Using Syne Tune for Transfer Learning

Transfer learning allows us to speed up our current optimisation by learning from related optimisation runs. For instance, imagine we want to change from a smaller to a larger model. We already have a collection of hyperparameter evaluations for the smaller model. Then we can use these to guide our hyperparameter optimisation of the larger model, for instance by starting with the configuration that performed best. Or imagine that we keep the same model, but add more training data or add another data feature. Then we expect good hyperparameter configurations on the previous training data to work well on the augmented data set as well.

Syne Tune includes implementations of several transfer learning schedulers; a list of available schedulers is given here. In this tutorial we look at three of them:

ZeroShotTransfer

Sequential Model-Free Hyperparameter Tuning.

Martin Wistuba, Nicolas Schilling, Lars Schmidt-Thieme.

IEEE International Conference on Data Mining (ICDM) 2015.

First we calculate the rank of each hyperparameter configuration on each previous task. Then we choose configurations in order to minimise the sum of the ranks across the previous tasks. The idea is to speed up optimisation by picking configurations with high ranks on previous tasks.
BoundingBox

Learning search spaces for Bayesian optimization: Another view of hyperparameter transfer learning.

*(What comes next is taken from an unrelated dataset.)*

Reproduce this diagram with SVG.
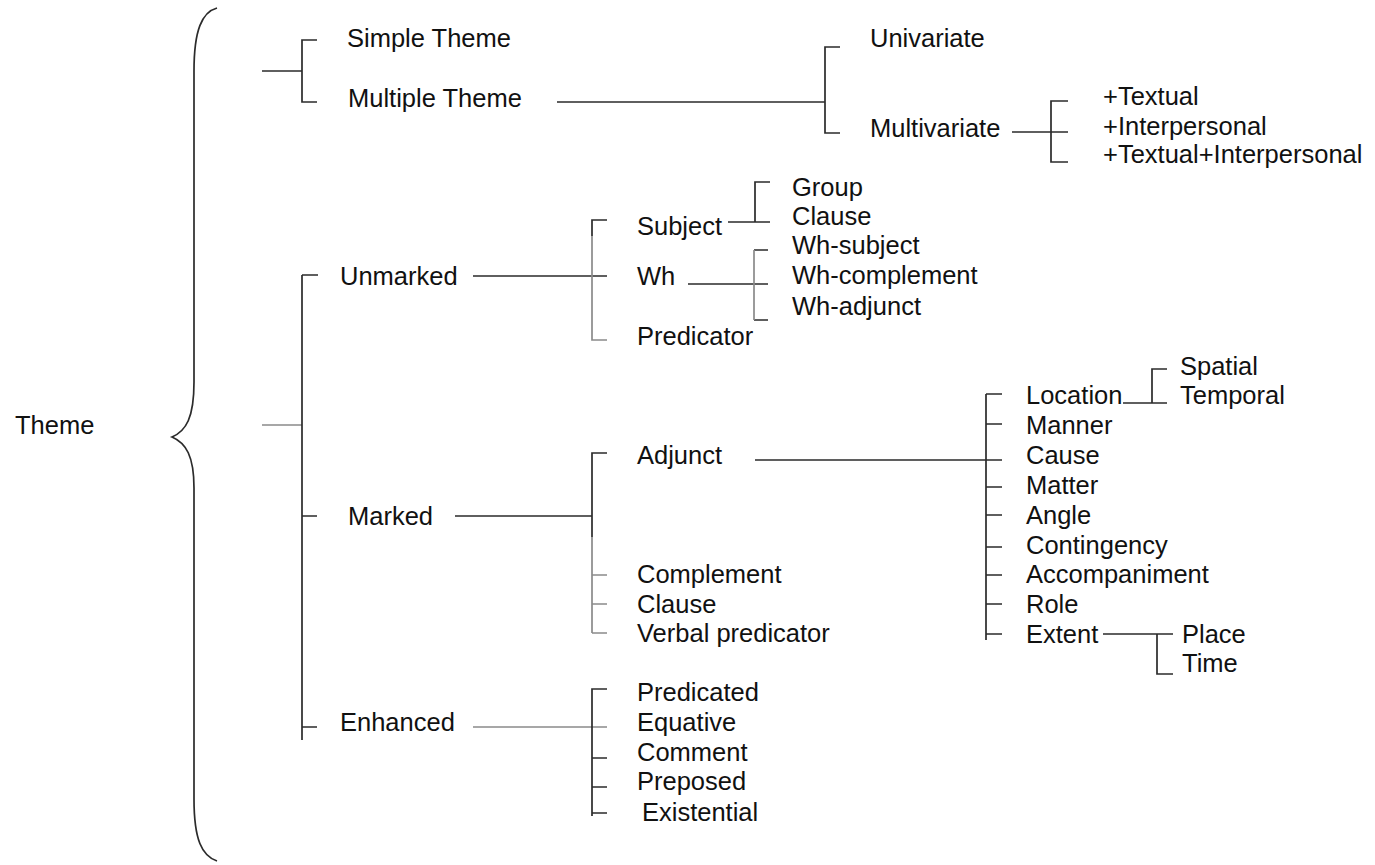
<svg xmlns="http://www.w3.org/2000/svg" width="1375" height="865" viewBox="0 0 1375 865">
<style>
text{font-family:"Liberation Sans",Arial,sans-serif;font-size:25.5px;fill:#111}
.c{fill:none;stroke:#2b2b2b;stroke-width:1.7}
.g{fill:none;stroke:#8a8a8a;stroke-width:1.7}
</style>
<rect width="1375" height="865" fill="#fff"/>
<g id="connectors">
<path class="c" d="M217 8 C202 12 194 30 194 71 L194 382 C194 418 186 431 172 437 C186 443 194 456 194 488 L194 799 C194 840 202 856 217 861"/>
<path class="g" d="M262 425 H302"/>
<path class="c" d="M302 275 H318 M302 275 V740 M302 516 H317 M302 727 H317"/>
<path class="c" d="M262 71 H302 M317 40 H302 V102 H317"/>
<path class="c" d="M557 102 H825 M840 47 H825 V133 H840"/>
<path class="c" d="M1012 132 H1068 M1068 101 H1051 V162 H1068"/>
<path class="c" d="M473 276 H607 M607 220 H592 V236"/>
<path class="g" d="M592 236 V340 H607"/>
<path class="c" d="M728 222 H770 M770 182 H755 V222"/>
<path class="c" d="M688 284 H768 M768 250 H754 M754 320 H768"/>
<path class="g" d="M754 250 V320"/>
<path class="c" d="M455 516 H592 M607 453 H592 V537"/>
<path class="g" d="M592 537 V633 M592 575 H607 M592 604 H607 M592 633 H607"/>
<path class="c" d="M755 460 H1002 M986 394 V640 M986 394 H1002 M986 424 H1002 M986 487 H1002 M986 515 H1002 M986 547 H1002 M986 575 H1002 M986 604 H1002 M986 634 H1002"/>
<path class="c" d="M1123 403 H1167 M1167 369 H1152 V403"/>
<path class="c" d="M1103 634 H1173 M1157 634 V674 H1173"/>
<path class="g" d="M473 727 H607"/>
<path class="c" d="M607 689 H592 V816 M592 758 H607 M592 787 H607 M592 813 H607"/>
</g>
<g id="n-theme"><text x="15" y="434">Theme</text></g>
<g id="n-simple"><text x="347" y="47">Simple Theme</text></g>
<g id="n-multiple"><text x="348" y="107">Multiple Theme</text></g>
<g id="n-univariate"><text x="870" y="47">Univariate</text></g>
<g id="n-multivariate"><text x="870" y="137">Multivariate</text></g>
<g id="n-textual"><text x="1103" y="105">+Textual</text></g>
<g id="n-interpersonal"><text x="1103" y="135">+Interpersonal</text></g>
<g id="n-textual-interpersonal"><text x="1103" y="163">+Textual+Interpersonal</text></g>
<g id="n-unmarked"><text x="340" y="285">Unmarked</text></g>
<g id="n-subject"><text x="637" y="235">Subject</text></g>
<g id="n-wh"><text x="637" y="285">Wh</text></g>
<g id="n-predicator"><text x="637" y="345">Predicator</text></g>
<g id="n-group"><text x="792" y="196">Group</text></g>
<g id="n-clause1"><text x="792" y="225">Clause</text></g>
<g id="n-wh-subject"><text x="792" y="254">Wh-subject</text></g>
<g id="n-wh-complement"><text x="792" y="284">Wh-complement</text></g>
<g id="n-wh-adjunct"><text x="792" y="315">Wh-adjunct</text></g>
<g id="n-marked"><text x="348" y="525">Marked</text></g>
<g id="n-adjunct"><text x="637" y="464">Adjunct</text></g>
<g id="n-complement"><text x="637" y="583">Complement</text></g>
<g id="n-clause2"><text x="637" y="613">Clause</text></g>
<g id="n-verbal-predicator"><text x="637" y="642">Verbal predicator</text></g>
<g id="n-location"><text x="1026" y="404">Location</text></g>
<g id="n-spatial"><text x="1180" y="375">Spatial</text></g>
<g id="n-temporal"><text x="1180" y="404">Temporal</text></g>
<g id="n-manner"><text x="1026" y="434">Manner</text></g>
<g id="n-cause"><text x="1026" y="464">Cause</text></g>
<g id="n-matter"><text x="1026" y="494">Matter</text></g>
<g id="n-angle"><text x="1026" y="524">Angle</text></g>
<g id="n-contingency"><text x="1026" y="554">Contingency</text></g>
<g id="n-accompaniment"><text x="1026" y="583">Accompaniment</text></g>
<g id="n-role"><text x="1026" y="613">Role</text></g>
<g id="n-extent"><text x="1026" y="643">Extent</text></g>
<g id="n-place"><text x="1182" y="643">Place</text></g>
<g id="n-time"><text x="1182" y="672">Time</text></g>
<g id="n-enhanced"><text x="340" y="731">Enhanced</text></g>
<g id="n-predicated"><text x="637" y="701">Predicated</text></g>
<g id="n-equative"><text x="637" y="731">Equative</text></g>
<g id="n-comment"><text x="637" y="761">Comment</text></g>
<g id="n-preposed"><text x="637" y="790">Preposed</text></g>
<g id="n-existential"><text x="642" y="821">Existential</text></g>
</svg>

Valerio Perrone, Huibin Shen, Matthias Seeger, Cédric Archambeau, Rodolphe Jenatton.

NeurIPS 2019.

We construct a smaller hyperparameter search space by taking the minimum box which contains the optimal configurations for the previous tasks. The idea is to speed up optimisation by not searching areas which have been suboptimal for all previous tasks.
Quantiles (quantile_based_searcher)

A Quantile-based Approach for Hyperparameter Transfer Learning.

David Salinas, Huibin Shen, Valerio Perrone.

ICML 2020.

We map the hyperparameter evaluations to quantiles for each task. Then we learn a distribution of quantiles given hyperparameters. Finally, we sample from the distribution and evaluate the best sample. The idea is to speed up optimisation by searching areas with high-ranking configurations but without enforcing hard limits on the search space.

We compare them to standard BayesianOptimization (BO).

We construct a set of tasks based on the height example. We first collect evaluations on five tasks, and then compare results on the sixth. We consider the single-fidelity case. For each task we assume a budget of 10 (max_trials) evaluations. We use BO on the preliminary tasks, and for the transfer task we compare BO, ZeroShot, BoundingBox and Quantiles. The set of tasks is made by adjusting the max_steps parameter in the height example, but could correspond to adjusting the training data instead.

The code is available here. Make sure to run it as python launch_transfer_learning_example.py --generate_plots if you want to generate the plots locally. The optimisations vary between runs, so your plots might look different.

In order to run our transfer learning schedulers we need to parse the output of the tuner into a dict of TransferLearningTaskEvaluations. We do this in the extract_transferable_evaluations function.

We start by collecting evaluations by running BayesianOptimization on the five preliminary tasks. We generate the different tasks by setting max_steps=1..5 in the backend in init_scheduler, giving five very similar tasks. Once we have run BO on the task we store the evaluations as TransferLearningTaskEvaluations.

Then we run different schedulers to compare on our transfer task with max_steps=6. For ZeroShotTransfer we set use_surrogates=True, meaning that it uses an XGBoost model to estimate the rank of configurations, as we do not have evaluations of the same configurations on all previous tasks.

We plot the results on the transfer task. We see that the early performance of the transfer schedulers is much better than standard BO. We only plot the first max_trials results. The transfer task is very similar to the preliminary tasks, so we expect the transfer schedulers to do well. And that is what we see in the plot below.

We also look at the parts of the search space explored. First by looking at the preliminary tasks.

../../_images/Configs_explored_preliminary.png

Then we look at the explored search space for the transfer task. For all the transfer methods the first tested point (marked as a square) is closer to the previously explored optima (in black crosses), than for BO which starts by checking the middle of the search space.